I should mention that the legal market very broadly defines metadata compared to other industries. To keep things simple, we’ll define metadata then as anything you can’t see in the document that could get you in trouble.
Large firms often use products like Workshare Protect, Payne Metadata Assistant or iScrub to clean Office documents before sending them out. If you must send out raw Office documents, this is a very good practice. Unfortunately, usage of these tools isn’t a universal, especially so among solos and smaller firms.
Some firms take a “PDF First” approach, preferring to send out PDFs. Comparatively, PDFs are benign compared to Office formats. Still, PDFs can contain “metadata” that could be an issue. For example, you might type damaging information an an Acrobat sticky note and send the document to opposing counsel.
There have been several instances of improperly redacted PDFs. In one document I examined, the author had used the Borders and Shading option in Word to cover up text and then converted to PDF. The text of course was still in the Word file and was also available when converted to PDF.
A knowledgeable user’s document practices normally prevent these kind of problems.
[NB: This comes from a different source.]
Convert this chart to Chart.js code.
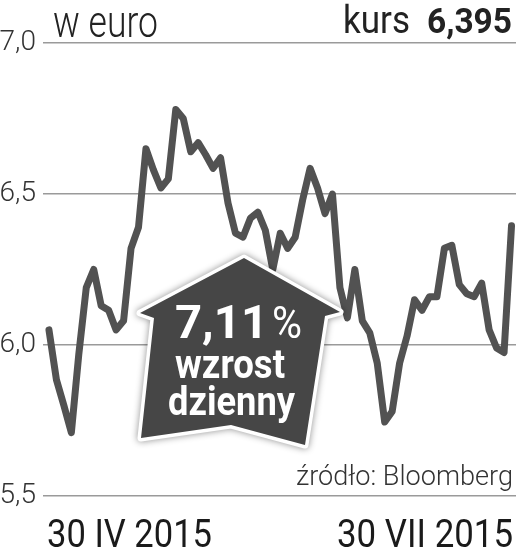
<!DOCTYPE html>
<html>
<head>
<meta charset="utf-8">
<script src="https://cdn.jsdelivr.net/npm/chart.js@4/dist/chart.umd.min.js"></script>
<style>
  html, body { margin: 0; padding: 0; background: #ffffff; }
  #wrap { width: 516px; height: 554px; position: relative; }
</style>
</head>
<body>
<div id="wrap"><canvas id="c" width="516" height="554"></canvas></div>
<script>
// ---- data ----
const prices = [6.05, 5.885, 5.80, 5.71, 5.97, 6.19, 6.25, 6.13, 6.115, 6.05,
  6.08, 6.32, 6.39, 6.65, 6.58, 6.52, 6.55, 6.78, 6.75, 6.64,
  6.67, 6.63, 6.585, 6.62, 6.47, 6.37, 6.357, 6.42, 6.44, 6.38,
  6.25, 6.37, 6.32, 6.357, 6.48, 6.585, 6.52, 6.435, 6.50, 6.19,
  6.09, 6.25, 6.08, 6.04, 5.94, 5.745, 5.78, 5.94, 6.03, 6.15,
  6.115, 6.16, 6.16, 6.32, 6.33, 6.20, 6.17, 6.16, 6.205, 6.05,
  5.99, 5.975, 6.395];
const yTicks = [5.5, 6.0, 6.5, 7.0];
const dateLabels = ['30 IV 2015', '30 VII 2015'];
const unitLabel = 'w euro';
const lastLabel = 'kurs';
const lastValue = '6,395';
const changeValue = '7,11';
const changeText = ['wzrost', 'dzienny'];
const sourceText = 'źródło: Bloomberg';

const points = prices.map((v, i) => ({ x: i, y: v }));

function fitText(ctx, text, font, x, y, targetW, color) {
  ctx.save();
  ctx.font = font;
  ctx.fillStyle = color;
  ctx.textAlign = 'left';
  ctx.textBaseline = 'alphabetic';
  const w = ctx.measureText(text).width;
  const s = targetW / w;
  ctx.translate(x, y);
  ctx.scale(s, 1);
  ctx.fillText(text, 0, 0);
  ctx.restore();
}

const decor = {
  id: 'decor',
  afterDatasetsDraw(chart) {
    const ctx = chart.ctx;
    // house-shaped badge
    const house = [[244, 258], [340, 312], [325, 316], [305, 445], [231, 425],
                   [141, 438], [154, 318], [140, 313]];
    ctx.save();
    ctx.beginPath();
    house.forEach((p, i) => i ? ctx.lineTo(p[0], p[1]) : ctx.moveTo(p[0], p[1]));
    ctx.closePath();
    ctx.lineJoin = 'round';
    ctx.shadowColor = 'rgba(0,0,0,0.45)';
    ctx.shadowBlur = 7;
    ctx.strokeStyle = '#ffffff';
    ctx.lineWidth = 7;
    ctx.stroke();
    ctx.shadowColor = 'transparent';
    ctx.shadowBlur = 0;
    ctx.fillStyle = '#464646';
    ctx.fill();
    ctx.restore();

    fitText(ctx, changeValue, 'bold 46px Roboto', 175, 338, 93, '#ffffff');
    fitText(ctx, '%', '400 44px Roboto', 272, 338, 30, '#ffffff');
    fitText(ctx, changeText[0], 'bold 40px Roboto', 175, 378, 110, '#ffffff');
    fitText(ctx, changeText[1], 'bold 40px Roboto', 168, 415, 127, '#ffffff');
  },
  afterDraw(chart) {
    const ctx = chart.ctx;
    fitText(ctx, unitLabel, '300 45px Roboto', 53, 37, 105, '#222222');
    fitText(ctx, lastLabel, '400 38px Roboto', 343, 33, 67, '#222222');
    fitText(ctx, lastValue, 'bold 35px Roboto', 427, 33, 85, '#222222');
    fitText(ctx, sourceText, '300 28px Roboto', 296, 485, 217, '#333333');
    fitText(ctx, dateLabels[0], '400 38px Roboto', 47, 547, 165, '#1a1a1a');
    fitText(ctx, dateLabels[1], '400 38px Roboto', 337, 547, 176, '#1a1a1a');
  }
};

new Chart(document.getElementById('c'), {
  type: 'line',
  data: {
    datasets: [{
      data: points,
      borderColor: '#525252',
      borderWidth: 7,
      borderJoinStyle: 'round',
      borderCapStyle: 'round',
      pointRadius: 0,
      tension: 0,
      fill: false
    }]
  },
  options: {
    responsive: false,
    animation: false,
    devicePixelRatio: 1,
    layout: { padding: { top: 43, bottom: 58, left: 0, right: 0 } },
    plugins: { legend: { display: false }, tooltip: { enabled: false }, title: { display: false } },
    scales: {
      x: {
        type: 'linear',
        display: false,
        min: -0.8,
        max: 62.6
      },
      y: {
        min: 5.5,
        max: 7.0,
        afterFit(scale) { scale.width = 43; },
        afterBuildTicks(scale) { scale.ticks = yTicks.map(v => ({ value: v })); },
        border: { display: false },
        grid: { color: '#9a9a9a', lineWidth: 1.5, drawTicks: false },
        ticks: {
          padding: 7,
          color: '#333333',
          font: { family: 'Roboto', size: 28, weight: '300' },
          callback: v => v.toFixed(1).replace('.', ',')
        }
      }
    }
  },
  plugins: [decor]
});
</script>
</body>
</html>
However, even experienced users desire failsafe solutions.
Fortunately, Acrobat 8 adds a new feature called Examine Document which eliminates hidden text and other metadata from PDFs. Examine Document is available in both Acrobat 8 Standard and Professional.
Read on more more information about metadata, ways to remove it in a single document, and metadata removal in batch.
How does Metadata get in a PDF?
Metadata— using the broad legal definition— can manifest in a PDF in two ways:
Because a user did something in Acrobat
- File Attachments
- Annotations and Comments
- Form Field Information or Actions
- OCR Text
- Hidden Layers
- Embedded Search Index
Because an authoring application added metadata or covered up information before it was converted to PDF.
- Bookmarks generated from Word and WordPerfect
- Improper redactions in Word
- Metadata added from scanning applications
Regardless of how it got there, sometimes you will want to “nuke” the problems and move on.
Basic use of the Examine Document Feature
- Choose Document–>Examine Document.
- The Examine Document Window appears
- Click the Check All checkbox
- Click the Remove all Checked Items button.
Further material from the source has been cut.